The acceptance of loss | Lifestyle.INQ

OCTOBER 27, 2022

No one is ever prepared to lose a loved one, whether a 90-year-old parent or an ailing spouse. But chances are, at about this time, many of us have survived such a loss.

Among my own classmates, most, if not nearly all, have lost both parents, and the number of widows is increasing.

Listening to widows tell about their losses, I observe a quiet and dignified acceptance, however difficult the circumstances of their tragedy. Some saw widowhood coming at the end of the partner’s prolonged illness, others were taken by surprise.

Curiously, I myself regarded my mother’s sudden demise in her sleep as a good death, and found consolation in that she did not suffer prolonged hospitalization and the physical pain that might have gone with it—or the medical bills, a burden she always said she’d never want to leave her survivors.

Mom and I had had an unusually pleasant phone chat the day before she died; she had warned me to keep an eye on Dad, who had a heart condition and dementia, a mild one, really. The next day, she was going to the sale at Megamall. In fact, it was Dad, three years after Mom died, who lingered in the ICU and went through prolonged home care, a situation too painful to watch.
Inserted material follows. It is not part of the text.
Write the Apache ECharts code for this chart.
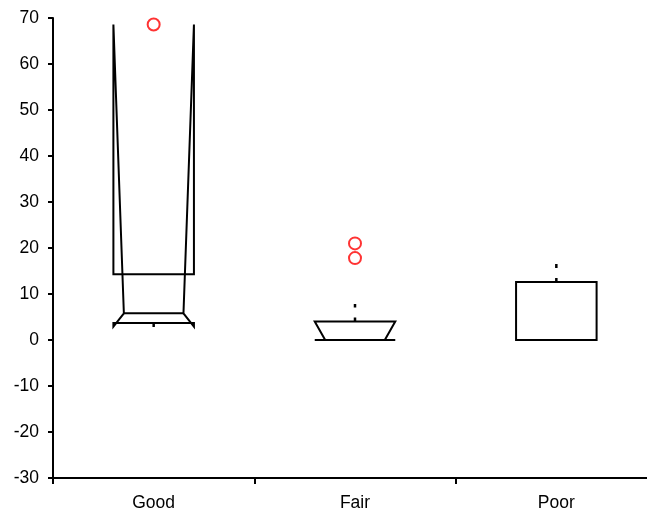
<!DOCTYPE html>
<html>
<head>
<meta charset="utf-8">
<script src="https://cdn.jsdelivr.net/npm/echarts@6/dist/echarts.min.js"></script>
<style>html,body{margin:0;padding:0;background:#fff;overflow:hidden;}#c{width:664px;height:517px;}</style>
</head>
<body>
<div id="c"></div>
<script>
var categories = ['Good', 'Fair', 'Poor'];
var q1 = [3.7, 0, 0];
var median = [5.8, 0, 0];
var q3 = [14.3, 4.0, 12.6];
var notchLow = [2.9, 0, 0];
var notchHigh = [68.6, 4.0, 0];
var whiskerLow = [2.8, 0, 0];
var whiskerHigh = [14.3, 7.8, 16.5];
var outliers = [[0, 68.6], [1, 21.0], [1, 17.8]];
var yTicks = {min: -30, max: 70, interval: 10};

var boxData = categories.map(function (c, i) {
  return [i, q1[i], median[i], q3[i], notchLow[i], notchHigh[i], whiskerLow[i], whiskerHigh[i]];
});

function renderBox(params, api) {
  var i = api.value(0);
  var band = api.size([1, 0])[0];
  var half = band * 0.2;
  var inset = half * 0.26;
  var cx = api.coord([i, 0])[0];
  var L = cx - half, R = cx + half, IL = L + inset, IR = R - inset;
  function y(v) { return api.coord([i, v])[1]; }
  var vq1 = api.value(1), vmed = api.value(2), vq3 = api.value(3);
  var vnl = api.value(4), vnh = api.value(5), vwl = api.value(6), vwh = api.value(7);
  var pts = [
    [L, y(vq1)], [L, y(vnl)], [IL, y(vmed)], [L, y(vnh)], [L, y(vq3)],
    [R, y(vq3)], [R, y(vnh)], [IR, y(vmed)], [R, y(vnl)], [R, y(vq1)]
  ];
  var children = [
    {type: 'polygon', shape: {points: pts}, style: {stroke: '#000', fill: 'none', lineWidth: 2}},
    {type: 'line', shape: {x1: IL, y1: y(vmed), x2: IR, y2: y(vmed)}, style: {stroke: '#000', lineWidth: 2}}
  ];
  if (vwh > vq3) {
    children.push({type: 'line', shape: {x1: cx, y1: y(vq3), x2: cx, y2: y(vwh)},
      style: {stroke: '#000', lineWidth: 2.5, lineDash: [4, 10]}});
  }
  if (vwl < vq1) {
    children.push({type: 'line', shape: {x1: cx, y1: y(vq1), x2: cx, y2: y(vwl)},
      style: {stroke: '#000', lineWidth: 2.5, lineDash: [4, 10]}});
  }
  return {type: 'group', children: children};
}

var font = 'Liberation Sans, Arial, sans-serif';
var chart = echarts.init(document.getElementById('c'), null, {renderer: 'canvas'});
chart.setOption({
  animation: false,
  backgroundColor: '#fff',
  grid: {left: 53, right: 7, top: 18, bottom: 39, containLabel: false},
  xAxis: {
    type: 'category',
    data: categories,
    boundaryGap: true,
    axisLine: {onZero: false, lineStyle: {color: '#000', width: 2}},
    axisTick: {show: true, inside: false, length: 6, alignWithLabel: false, lineStyle: {color: '#000', width: 2}},
    axisLabel: {color: '#000', fontSize: 17.5, fontFamily: font, margin: 16},
    splitLine: {show: false}
  },
  yAxis: {
    type: 'value',
    min: yTicks.min, max: yTicks.max, interval: yTicks.interval,
    axisLine: {show: true, lineStyle: {color: '#000', width: 2}},
    axisTick: {show: true, inside: false, length: 5, lineStyle: {color: '#000', width: 2}},
    axisLabel: {color: '#000', fontSize: 17.5, fontFamily: font, margin: 14},
    splitLine: {show: false}
  },
  series: [
    {type: 'custom', renderItem: renderBox, data: boxData, encode: {x: 0, y: [1, 2, 3, 5]}, z: 2},
    {type: 'scatter', data: outliers, symbol: 'circle', symbolSize: 12,
      itemStyle: {color: 'rgba(255,255,255,0)', borderColor: '#ff0000', borderWidth: 2}, z: 3}
  ]
});
</script>
</body>
</html>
High-school classmate Dina lost her husband at the doctor’s office while having his first post-op checkup after a heart bypass. She was waiting in the next room reading old magazines, with no reason to think of anything going wrong. They had just come from their daily Mass and Holy Communion and a light breakfast.

She was already thinking where to go for lunch. He should have a good appetite after the treadmill. He was hopeful to get a clearance to resume their golf.

Suddenly a commotion, and nurses were running to and fro. But when one nurse came toward her, she felt her heart in her throat. Her husband had collapsed on the treadmill; his heart had stopped. A very spiritual person who has a newly ordained Jesuit son, she picked up the pieces, sold their home and built a new one for her and a daughter and her family. On Facebook, I saw her proudly and happily playing golf with a handsome grandson, as she used to with her husband.

Plane crash

Our Vice President Leni herself lost her Jesse in a plane crash; no loss can be more sudden. And she has had to step into his role not only as a father but also as a political leader. She’s had to be strong for her children as well as her constituents, a whole nation now. Her background in law and economics and, most important, her work among the less fortunate in her province have served her well. More and more she seems cut out for her destiny.

She remains unscathed despite the ugly and malicious things hurled at her and her daughters; her womanly instincts seem to help her handle the sensitive and strained relationship with the President himself. When she was asked how she remained calm in the face of so many personal attacks, she answered, “I’m calm because none of the accusations are true. I have to be strong so my children will be strong. If I play drama queen, they will be, too.”

Surely her husband’s spirit and legacy keep her strong and purposeful.

Chona, my pediatrician friend, and her husband, a cardiologist, comanaged his medical condition, a rare blood disease he suddenly contracted out of nowhere. It soon became clear to both that there was only so much medical science could do. If he had his way, it would have been over in a month, but, understandably, his family of doctors could not but try everything to save him. He lasted 11 months.

Looking back now, Chona says that what they both had to endure, she wouldn’t wish on any couple. “Losing someone you love is hard enough, but seeing him slowly deteriorate and suffer is just too much to bear.” She now takes time off to travel with her sisters or daughters. When she’s home she surrounds herself with grandchildren on weekends. She still goes to her clinic.

Assassins’ bullets

But I worry most about Cynthia, who lost Mike to assassins’ bullets. Her loss was not only sudden; it happened too early in their lives. Mike was only 60, and, knowing him, one could only plead, how could it happen to someone like him? Such sense of disbelief and injustice is bound only to compound Cynthia’s pain and grief.

A former BusinessWorld managing editor, Mike, I understand, worked as a press agent for the Department of Finance, and his brother often drove for him. To see both of them, as young and good-looking as they were, lying in state in their elegant barong was as unnatural as their murder. Mike took eight bullets of the 30-plus fired; such hate and intent to kill!

Before leaving, Vergel and I went to give her a consoling hug. The pain and shock in her eyes were much too honest to not break our hearts—she was shaking her head slowly. By the wall, on the other side of the aisle, meanwhile, a sister of Mike’s moaned and sobbed.

There are definitely more shocked widows out there, many of them unheralded, unknown, just numbers, with little hope for justice, if at all.

At no other time than during wars are widows and orphans made. These are indeed murderous times.